Month: November 2015

Earthquake Insurance becoming more affordable

With less than half of California homeowners opting not to get earthquake insurance due to the cost and high deductibles, The California Earthquake Authority (“CEA”) is aiming to change that beginning in January. The CEA will be offering more coverage choices, more deductible options (5% to 25%) and more affordable rates.  The average reduction in rates will be about 10% with up to a 20% discount to those that have had a verifiable earthquake retrofit on a home built prior to 1979. For more information check out the CEA web-site.

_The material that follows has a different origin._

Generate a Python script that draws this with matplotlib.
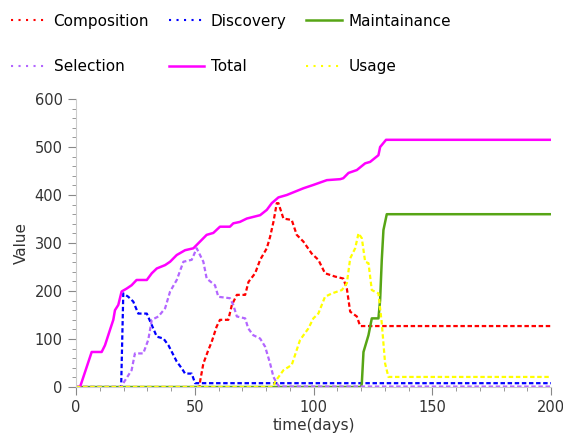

http://www.earthquakeauthority.com/insurancepolicies/Pages/default.aspx

Price reductions are more prominent…close to 50% of active listings in some westside areas

 Last month a colleague noted that around 40% of the active single-family residences (“SFR”) in Culver City experienced a price reduction. We decided to see if this was a trend in other Westside locations and ran the numbers for the Palisades, Santa Monica, Westchester and Mar Vista as of November 24th.

We found Culver City is not unique and the reductions over the last month even increased in Culver City to  14 of the 29 SFR active listings being reduced.

Area  # of Active Listings       # Reduced 

Culver City         29                    14 (2)

Santa Monica      49                    24 (6)

Mar Vista            39                    20 (2)

Westchester         32                    11 (0)

Pacific Palisades 80                    32 (7)

**The # in perenthises are homes the Multiple Listing Service “MLS” mis-categorized as not being reduced. Realtors can come up with tricks to eliminate the reduction label to the public but a check of the listing history of each property can expose this. This practice is more popular in luxury markets.

 The percentage of reductions compared to active listings is inflated due to the holiday season with quite a few sellers holding off to list their homes.  However, the trend of increasing reductions has been consistent since the middle of the summer. Typically we see about 25% of the active listings showing a reduction and over the past few years that number has dipped to 10-15% due to the strength of the market.  The increase in the reductions is a sign the market is settling down a little bit with buyers unwilling to pay the heavy premiums we saw earlier this year.

Though we are seeing this trend, do not be mistaken into thinking the market is headed in a downward spiral. Well priced listings (around the true market value), especially those in premium locations, are still selling in multiple offers with favorable terms for the seller.  The market is still strong but just not at the level it was four to six months ago.